Il caso in cui l’uso dell’arte a fini pubblicitari e commerciali sia il risultato di una vera e propria partnership (si pensi alla felice accoppiata Campari Soda/Fortunato Depero, grazie alla quale possiamo ancora oggi bere un aperitivo in una bottiglia “monodose e d’artista”, magari davanti a uno dei meravigliosi manifesti disegnati dal pittore, che per anni curò anche la comunicazione dell’azienda) rappresenta e deve rappresentare la regola.

Anche perché avventurarsi nell’impresa di utilizzare un capolavoro per sponsorizzare la propria attività senza aver individuato in anticipo i limiti (in realtà molto ristretti, vedi qui sotto) entro i quali sia possibile procedere senza il consenso dell’autore, rappresenta un enorme rischio.

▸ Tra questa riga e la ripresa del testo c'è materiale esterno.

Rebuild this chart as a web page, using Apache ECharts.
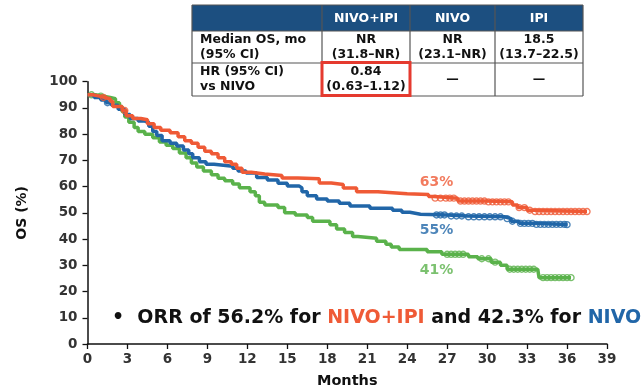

Per l’Italia, il limite è dato dalla legge sul diritto d’autore (n. 633 del 1941) che contiene disposizioni in grandissima parte favorevoli all’artista, sia con riguardo ai diritti patrimoniali di quest’ultimo, che a quelli cc.dd. “morali”. Il principio generale, in sintesi, è quello per cui chi voglia utilizzare un’opera (di autore vivente o non), deve prima ottenerne il consenso, normalmente espresso sotto forma di “licenza d’uso” e per iscritto. Nel caso di autore defunto, la licenza andrà richiesta a chi ne ha “accolto” l’eredità: andrà perciò innanzitutto identificato l’erede, che potrebbe essere una persona fisica, ma anche, non dimentichiamolo, una persona giuridica (una fondazione, un’associazione riconosciuta, etc., spesso comunemente denominati “archivi” o “estate”).

Bisogna poi ricordare che non necessariamente (anzi!) chi ha la disponibilità fisica di una o più opere di un artista terzo dispone anche dei relativi diritti, patrimoniali, ma, soprattutto, morali.

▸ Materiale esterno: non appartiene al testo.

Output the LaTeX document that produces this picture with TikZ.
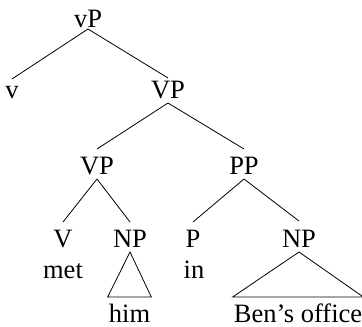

Sarà indispensabile, allora, condurre un’indagine preventiva anche su questo aspetto. Infine, sarà fondamentale predisporre un accordo contrattuale che copra esattamente e integralmente le attività di uso commerciale dell’opera che si intendono svolgere: l’imprenditore non può permettersi di investire risorse su un progetto che l’artista, o i suoi eredi, potrebbero poi bloccare, perché non autorizzato. Ad esempio, se si intende sfruttare l’opera non solo offline, ma anche online (si pensi al caso di un oggetto che riporti la stampa di un quadro, e che si desidera commercializzare non solo in un negozio fisico, ma anche sul proprio sito di e-commerce o su un marketplace), sarà bene prevedere in contratto che la licenza d’uso viene concessa per la pubblicizzazione e messa in commercio attraverso tutti i canali.

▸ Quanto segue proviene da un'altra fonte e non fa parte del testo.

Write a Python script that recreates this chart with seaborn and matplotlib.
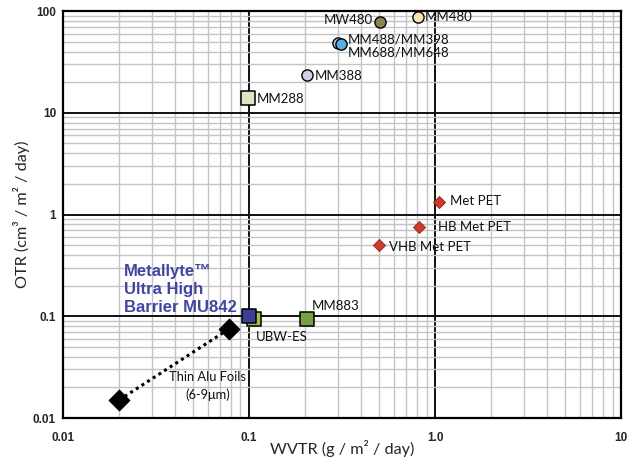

Altro elemento indispensabile, è l’individuazione del territorio entro cui verrà condotta l’operazione di commercializzazione: venderò in tutto il mondo? Solo in Europa? O esclusivamente in Italia? Anche questo dato va specificato. Non bisogna poi dimenticare di prendere accordi con l’autore in tema di esclusiva: si desidera che l’opera oggetto di futuro marketing possa essere sfruttata in esclusiva solo dall’azienda partner o è possibile immaginare che essa venga utilizzata – all’esito di accordi paralleli tra l’artista e dei terzi – anche da altri, eventualmente anche concorrenti del partner? Come è facile immaginare, a fronte della richiesta di utilizzo in esclusiva, l’autore, in linea di massima, pretenderà di ricevere royalties più alte (con “royalty” si intende, appunto, il compenso pagato per lo sfruttamento dell’opera e per la concessione della relativa licenza). Infine, memori di quanto accaduto nel caso del David, ricordiamoci che l’utilizzo a fini commerciali di un bene culturale è disciplinato da norme ben specifiche, che, innanzitutto, esigono il preventivo rilascio di un’autorizzazione da parte del soggetto pubblico che ne è proprietario o gestore.